Chris Dillow had gisteren een aardig bericht over het verschijnsel van tegen elkaar aan schurkende aanbieders, die daardoor een niet optimale marktuitkomst genereren. Zie HEADING FOR EXTINCTION?
Het gaat dan bijvoorbeeld om politieke partijen die allemaal naar het midden kruipen, omdat daar de meeste stemmen zijn te halen. En om winkels die zich in elkaars nabijheid vestigen, omdat ze dan profiteren van elkaars aantrekkingskracht op klanten. En om commerciële televisiekanalen die qua programmering sprekend op elkaar lijken, omdat concurrentie om het populaire midden meer oplevert dan je juist van dat midden te onderscheiden. En om de publieke omroep die aan dat proces mee gaat doen hoe meer die zich moet bekostigen uit reclamegelden.
Zulke processen leveren niet-optimale marktuitkomsten op, want met een grotere "productdifferentiatie" zouden meer consumenten bediend worden. En zou de markt als geheel beter werken. Dat is voor het eerst opgemerkt door de econoom Harold Hotelling in 1929, die het fenomeen in dit artikel met uitbundig gebruik van wiskunde analyseerde. Chris Dillow verwijst ook naar Hotelling.
Er moet wel aan bepaalde voorwaarden voldaan zijn. Als het om de politieke "markt" gaat, moeten de kiezersvoorkeuren op één dimensie (bijvoorbeeld links-rechts) te ordenen zijn en moeten ze min of meer normaal verdeeld zijn, dus met de meeste kiezers in het midden.
Maar je kunt je ook een verdeling van klanten in de fysieke ruimte voorstellen. In feite deed Hotelling dat zelf, toen hij zich afvroeg waar twee winkeliers zich in een straat zouden vestigen. Allebei precies in het midden, dus tegen elkaar aan geschurkt. Want onder de aanname dat klanten altijd voor de dichtstbijzijnde winkel kiezen, zou de winkelier die zich van het midden zou verwijderen, meteen klanten aan de concurrent verliezen.
Precies dat principe verklaart waarom onze stadscentra zo vercommercialiseerd zijn. En waarom winkelcentra aan zichzelf overgelaten de neiging hebben om zich te concentreren en uit te dijen. Waardoor er saaie woonbuurten ontstaan, waar voorzieningen ontbreken die naast een economische ook een sociale ontmoetingsfunctie hebben. Zie Steeds minder ontmoetingsplekken door schaalvergroting en ruimtelijke concentratie.
Conclusie: onder zulke voorwaarden zou interventie in de markt een optimale uitkomst dichterbij brengen.
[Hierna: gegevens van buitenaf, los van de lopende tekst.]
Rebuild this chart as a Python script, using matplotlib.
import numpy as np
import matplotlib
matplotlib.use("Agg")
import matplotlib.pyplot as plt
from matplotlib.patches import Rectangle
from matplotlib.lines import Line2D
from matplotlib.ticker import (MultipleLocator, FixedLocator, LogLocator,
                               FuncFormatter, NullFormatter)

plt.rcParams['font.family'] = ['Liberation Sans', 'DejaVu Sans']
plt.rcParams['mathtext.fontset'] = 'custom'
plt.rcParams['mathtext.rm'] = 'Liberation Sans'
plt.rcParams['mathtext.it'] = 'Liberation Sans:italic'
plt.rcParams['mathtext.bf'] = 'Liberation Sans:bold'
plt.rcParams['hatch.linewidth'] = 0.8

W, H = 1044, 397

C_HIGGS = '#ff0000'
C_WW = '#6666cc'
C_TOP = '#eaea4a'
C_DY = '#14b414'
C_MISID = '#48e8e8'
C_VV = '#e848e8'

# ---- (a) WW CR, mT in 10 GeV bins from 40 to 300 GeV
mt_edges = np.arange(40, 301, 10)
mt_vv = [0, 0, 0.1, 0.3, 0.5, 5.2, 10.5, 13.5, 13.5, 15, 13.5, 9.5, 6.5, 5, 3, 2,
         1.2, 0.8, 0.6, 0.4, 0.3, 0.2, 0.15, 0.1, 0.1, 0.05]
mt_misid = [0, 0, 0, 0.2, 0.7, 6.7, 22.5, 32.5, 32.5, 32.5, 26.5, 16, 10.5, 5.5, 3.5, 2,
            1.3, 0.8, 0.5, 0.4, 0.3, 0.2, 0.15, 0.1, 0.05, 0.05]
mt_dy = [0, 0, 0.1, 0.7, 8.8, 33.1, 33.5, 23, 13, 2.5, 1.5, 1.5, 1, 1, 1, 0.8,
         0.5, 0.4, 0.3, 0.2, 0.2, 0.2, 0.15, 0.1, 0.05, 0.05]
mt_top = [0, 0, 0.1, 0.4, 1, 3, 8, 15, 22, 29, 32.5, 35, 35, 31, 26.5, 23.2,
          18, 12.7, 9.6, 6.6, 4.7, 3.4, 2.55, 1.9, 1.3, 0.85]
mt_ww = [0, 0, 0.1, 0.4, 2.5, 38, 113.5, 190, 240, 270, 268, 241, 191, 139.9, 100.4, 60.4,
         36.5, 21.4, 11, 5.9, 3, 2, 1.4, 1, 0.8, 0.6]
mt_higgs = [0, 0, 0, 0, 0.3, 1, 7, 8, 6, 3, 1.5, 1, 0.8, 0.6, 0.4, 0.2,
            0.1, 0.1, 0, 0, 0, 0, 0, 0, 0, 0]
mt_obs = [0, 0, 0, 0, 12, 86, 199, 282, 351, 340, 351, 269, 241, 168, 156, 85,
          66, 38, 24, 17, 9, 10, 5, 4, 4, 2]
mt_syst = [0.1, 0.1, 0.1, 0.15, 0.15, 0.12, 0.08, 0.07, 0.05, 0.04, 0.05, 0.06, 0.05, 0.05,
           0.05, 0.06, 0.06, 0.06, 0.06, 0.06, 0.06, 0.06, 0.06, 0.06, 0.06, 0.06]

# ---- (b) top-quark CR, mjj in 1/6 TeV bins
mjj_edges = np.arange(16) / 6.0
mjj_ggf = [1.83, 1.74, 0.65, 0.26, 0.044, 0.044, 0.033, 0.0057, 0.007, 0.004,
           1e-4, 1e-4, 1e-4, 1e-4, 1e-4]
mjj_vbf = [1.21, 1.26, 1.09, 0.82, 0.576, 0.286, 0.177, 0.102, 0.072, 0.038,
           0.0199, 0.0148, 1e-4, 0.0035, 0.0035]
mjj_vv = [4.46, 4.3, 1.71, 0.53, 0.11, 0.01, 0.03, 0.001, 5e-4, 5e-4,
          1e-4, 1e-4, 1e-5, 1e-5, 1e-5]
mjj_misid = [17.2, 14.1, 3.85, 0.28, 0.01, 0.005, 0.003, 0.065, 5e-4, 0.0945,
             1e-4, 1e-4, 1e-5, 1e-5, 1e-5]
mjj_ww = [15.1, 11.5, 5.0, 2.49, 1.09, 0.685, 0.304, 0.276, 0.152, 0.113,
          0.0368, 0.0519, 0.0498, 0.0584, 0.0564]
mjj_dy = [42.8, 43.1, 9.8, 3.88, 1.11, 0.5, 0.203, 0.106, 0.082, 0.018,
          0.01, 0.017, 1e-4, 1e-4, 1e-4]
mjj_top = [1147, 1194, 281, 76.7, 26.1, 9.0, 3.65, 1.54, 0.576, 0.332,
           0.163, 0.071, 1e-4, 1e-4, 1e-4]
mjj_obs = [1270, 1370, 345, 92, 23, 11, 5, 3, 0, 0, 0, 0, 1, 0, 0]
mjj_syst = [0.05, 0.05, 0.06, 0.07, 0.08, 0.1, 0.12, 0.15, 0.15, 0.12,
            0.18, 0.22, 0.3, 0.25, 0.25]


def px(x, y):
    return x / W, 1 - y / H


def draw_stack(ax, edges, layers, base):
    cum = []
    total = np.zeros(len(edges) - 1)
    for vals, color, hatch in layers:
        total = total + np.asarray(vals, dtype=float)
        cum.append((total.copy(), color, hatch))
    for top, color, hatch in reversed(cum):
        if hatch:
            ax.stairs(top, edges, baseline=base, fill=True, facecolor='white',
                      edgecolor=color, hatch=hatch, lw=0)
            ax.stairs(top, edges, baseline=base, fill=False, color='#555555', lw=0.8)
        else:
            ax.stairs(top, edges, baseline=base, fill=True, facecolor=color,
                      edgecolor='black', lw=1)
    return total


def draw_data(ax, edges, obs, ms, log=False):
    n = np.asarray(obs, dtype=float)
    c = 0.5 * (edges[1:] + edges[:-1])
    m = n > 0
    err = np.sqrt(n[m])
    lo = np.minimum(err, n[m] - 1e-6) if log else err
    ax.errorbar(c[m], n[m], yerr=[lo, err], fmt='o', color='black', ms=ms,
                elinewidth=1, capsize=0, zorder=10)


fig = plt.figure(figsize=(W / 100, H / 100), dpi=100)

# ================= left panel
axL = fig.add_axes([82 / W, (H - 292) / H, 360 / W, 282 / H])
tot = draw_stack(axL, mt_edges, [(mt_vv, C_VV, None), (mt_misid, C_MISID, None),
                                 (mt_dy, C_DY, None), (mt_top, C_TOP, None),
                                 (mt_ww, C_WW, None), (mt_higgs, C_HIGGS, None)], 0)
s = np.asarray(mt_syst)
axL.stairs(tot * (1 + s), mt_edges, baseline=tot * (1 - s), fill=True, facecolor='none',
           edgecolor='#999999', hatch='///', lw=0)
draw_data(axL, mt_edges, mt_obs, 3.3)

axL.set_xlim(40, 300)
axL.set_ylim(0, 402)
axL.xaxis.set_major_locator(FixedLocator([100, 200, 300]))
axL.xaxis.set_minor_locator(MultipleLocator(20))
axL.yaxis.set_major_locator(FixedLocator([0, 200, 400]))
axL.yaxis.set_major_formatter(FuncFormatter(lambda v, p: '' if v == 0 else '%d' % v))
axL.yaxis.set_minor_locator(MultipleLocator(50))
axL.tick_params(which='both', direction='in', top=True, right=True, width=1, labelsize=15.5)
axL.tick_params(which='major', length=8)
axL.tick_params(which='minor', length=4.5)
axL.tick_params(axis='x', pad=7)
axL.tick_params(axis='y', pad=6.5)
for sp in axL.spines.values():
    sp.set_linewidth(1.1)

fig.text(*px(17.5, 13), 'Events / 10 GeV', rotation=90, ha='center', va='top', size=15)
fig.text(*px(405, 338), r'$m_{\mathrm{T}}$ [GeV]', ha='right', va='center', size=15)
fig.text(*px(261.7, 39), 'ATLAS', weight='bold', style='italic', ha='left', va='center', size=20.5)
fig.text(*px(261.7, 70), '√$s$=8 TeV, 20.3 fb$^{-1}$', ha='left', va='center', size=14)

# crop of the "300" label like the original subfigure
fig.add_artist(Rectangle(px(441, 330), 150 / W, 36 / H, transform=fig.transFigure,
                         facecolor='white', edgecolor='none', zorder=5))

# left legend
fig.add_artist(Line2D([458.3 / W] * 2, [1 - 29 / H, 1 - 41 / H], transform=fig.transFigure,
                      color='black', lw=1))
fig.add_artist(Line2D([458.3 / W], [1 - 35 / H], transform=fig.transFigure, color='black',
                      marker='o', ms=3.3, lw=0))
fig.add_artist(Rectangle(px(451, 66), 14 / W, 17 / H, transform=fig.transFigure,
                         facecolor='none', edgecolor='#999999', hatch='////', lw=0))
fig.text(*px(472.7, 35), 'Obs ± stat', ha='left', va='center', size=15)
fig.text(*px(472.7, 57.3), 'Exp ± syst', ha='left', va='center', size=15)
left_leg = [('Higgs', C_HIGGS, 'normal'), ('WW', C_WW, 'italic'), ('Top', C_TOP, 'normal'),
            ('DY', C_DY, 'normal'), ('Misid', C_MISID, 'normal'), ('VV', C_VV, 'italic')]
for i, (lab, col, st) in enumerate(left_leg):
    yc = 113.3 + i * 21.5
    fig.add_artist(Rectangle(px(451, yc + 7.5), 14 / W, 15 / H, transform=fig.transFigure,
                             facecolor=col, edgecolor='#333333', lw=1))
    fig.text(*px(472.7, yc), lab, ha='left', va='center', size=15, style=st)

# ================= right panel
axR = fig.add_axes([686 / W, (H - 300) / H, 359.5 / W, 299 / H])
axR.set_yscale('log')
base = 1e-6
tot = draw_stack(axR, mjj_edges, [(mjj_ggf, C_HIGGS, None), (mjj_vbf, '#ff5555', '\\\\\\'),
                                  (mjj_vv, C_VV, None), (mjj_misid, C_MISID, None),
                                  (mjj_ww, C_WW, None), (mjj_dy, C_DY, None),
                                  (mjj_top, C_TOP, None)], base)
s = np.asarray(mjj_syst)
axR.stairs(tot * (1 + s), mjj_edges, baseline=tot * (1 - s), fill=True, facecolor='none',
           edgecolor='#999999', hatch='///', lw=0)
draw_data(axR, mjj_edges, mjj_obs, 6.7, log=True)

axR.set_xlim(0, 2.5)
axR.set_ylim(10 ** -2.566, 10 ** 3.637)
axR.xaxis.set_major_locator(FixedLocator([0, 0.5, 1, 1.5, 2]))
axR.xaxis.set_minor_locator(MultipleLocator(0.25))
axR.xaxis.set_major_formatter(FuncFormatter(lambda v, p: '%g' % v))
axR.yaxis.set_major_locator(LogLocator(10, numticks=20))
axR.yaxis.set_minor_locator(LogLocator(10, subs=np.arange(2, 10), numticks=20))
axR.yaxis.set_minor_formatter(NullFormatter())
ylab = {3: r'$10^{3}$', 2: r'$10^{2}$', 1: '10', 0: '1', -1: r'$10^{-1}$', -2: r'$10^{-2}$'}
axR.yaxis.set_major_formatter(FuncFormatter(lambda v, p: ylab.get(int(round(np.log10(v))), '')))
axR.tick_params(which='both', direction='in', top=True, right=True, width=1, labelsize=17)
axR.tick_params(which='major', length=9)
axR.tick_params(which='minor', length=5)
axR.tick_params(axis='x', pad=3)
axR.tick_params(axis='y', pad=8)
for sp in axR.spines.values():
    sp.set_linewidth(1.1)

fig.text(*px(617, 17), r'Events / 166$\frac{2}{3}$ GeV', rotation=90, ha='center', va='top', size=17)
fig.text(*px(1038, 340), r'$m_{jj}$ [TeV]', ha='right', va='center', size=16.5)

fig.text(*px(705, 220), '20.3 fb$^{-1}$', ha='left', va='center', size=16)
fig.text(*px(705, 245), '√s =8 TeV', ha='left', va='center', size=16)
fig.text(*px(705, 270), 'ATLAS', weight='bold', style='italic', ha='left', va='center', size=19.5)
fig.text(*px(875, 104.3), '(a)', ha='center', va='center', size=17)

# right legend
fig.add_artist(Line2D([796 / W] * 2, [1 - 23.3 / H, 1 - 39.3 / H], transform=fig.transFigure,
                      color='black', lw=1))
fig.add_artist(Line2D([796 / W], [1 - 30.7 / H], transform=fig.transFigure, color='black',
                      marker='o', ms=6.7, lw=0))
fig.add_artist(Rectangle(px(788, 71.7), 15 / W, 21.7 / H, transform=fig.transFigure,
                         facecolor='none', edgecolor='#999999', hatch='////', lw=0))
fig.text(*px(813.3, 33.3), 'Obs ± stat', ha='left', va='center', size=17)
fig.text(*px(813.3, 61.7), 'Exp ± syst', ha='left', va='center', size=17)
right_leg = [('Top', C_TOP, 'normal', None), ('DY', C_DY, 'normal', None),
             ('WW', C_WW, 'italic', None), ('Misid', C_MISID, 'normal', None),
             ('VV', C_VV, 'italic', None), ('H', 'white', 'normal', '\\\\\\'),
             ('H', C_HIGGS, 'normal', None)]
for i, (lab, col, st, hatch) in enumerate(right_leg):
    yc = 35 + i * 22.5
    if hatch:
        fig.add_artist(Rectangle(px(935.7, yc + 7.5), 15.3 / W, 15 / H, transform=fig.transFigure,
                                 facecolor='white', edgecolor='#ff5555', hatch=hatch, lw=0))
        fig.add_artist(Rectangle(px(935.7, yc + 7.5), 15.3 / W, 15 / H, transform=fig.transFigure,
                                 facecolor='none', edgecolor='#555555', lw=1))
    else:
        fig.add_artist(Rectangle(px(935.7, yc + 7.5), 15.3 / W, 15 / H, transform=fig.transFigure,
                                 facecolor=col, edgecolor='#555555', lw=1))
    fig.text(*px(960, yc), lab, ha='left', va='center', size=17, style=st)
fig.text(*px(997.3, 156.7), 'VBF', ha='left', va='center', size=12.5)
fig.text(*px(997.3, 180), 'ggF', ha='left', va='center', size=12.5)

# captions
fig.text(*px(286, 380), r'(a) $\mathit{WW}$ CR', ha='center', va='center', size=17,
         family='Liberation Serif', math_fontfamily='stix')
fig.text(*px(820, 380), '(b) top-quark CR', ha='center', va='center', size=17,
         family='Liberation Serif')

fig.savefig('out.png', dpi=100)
Dat zie je dus ook gebeuren. Stadsbesturen spannen zich in om kleinere winkelcentra te behouden en om horeca meer over de buurten te verspreiden. Zie Meer horeca, en dus ontmoetingsplekken, in de wijken - gemeente Utrecht.
In dezelfde lijn zou je ook een pleidooi kunnen houden om televisiekanalen door een monopolist te laten uitbaten. Eventueel door een overheidsmonopolie. Ook als die zijn inkomsten uit reclame zou moeten halen, dan zou hij gemotiveerd zijn om het gehele spectrum van kijkersvoorkeuren te bestrijken. Want dat zou het meeste opleveren. En meer kijkers zouden aan hun trekken komen.
Sterker: ik heb zo een pleidooi ooit gelezen, van de hand van een vurig aanhanger van het vrije marktprincipe. Die dus op basis van die analyse van Hotelling uit 1929 ontdekte dat een monopolie soms de voorkeur verdient. Ik weet alleen niet meer wie dat was en kan hem ook niet terugvinden.
Overigens, Chris Dillow wijst er op dat dat tegen elkaar aanschurken soms ook slecht kan aflopen. Hij denkt dan aan die politieke partijen die allemaal op het midden gokken en daardoor bij de kiezers de indruk wekken dat "het toch allemaal een pot nat is". En die riskeren te worden weggevaagd als het kiezerslandschap ineens wordt omgegooid.
En dat lijkt wel actueel te gaan worden. Update. Zie nu deze analyse van de verschuivingen in het Engelse kiezersvolk. Labour zou er goed aan doen om de afstand tot de Tories te vergroten.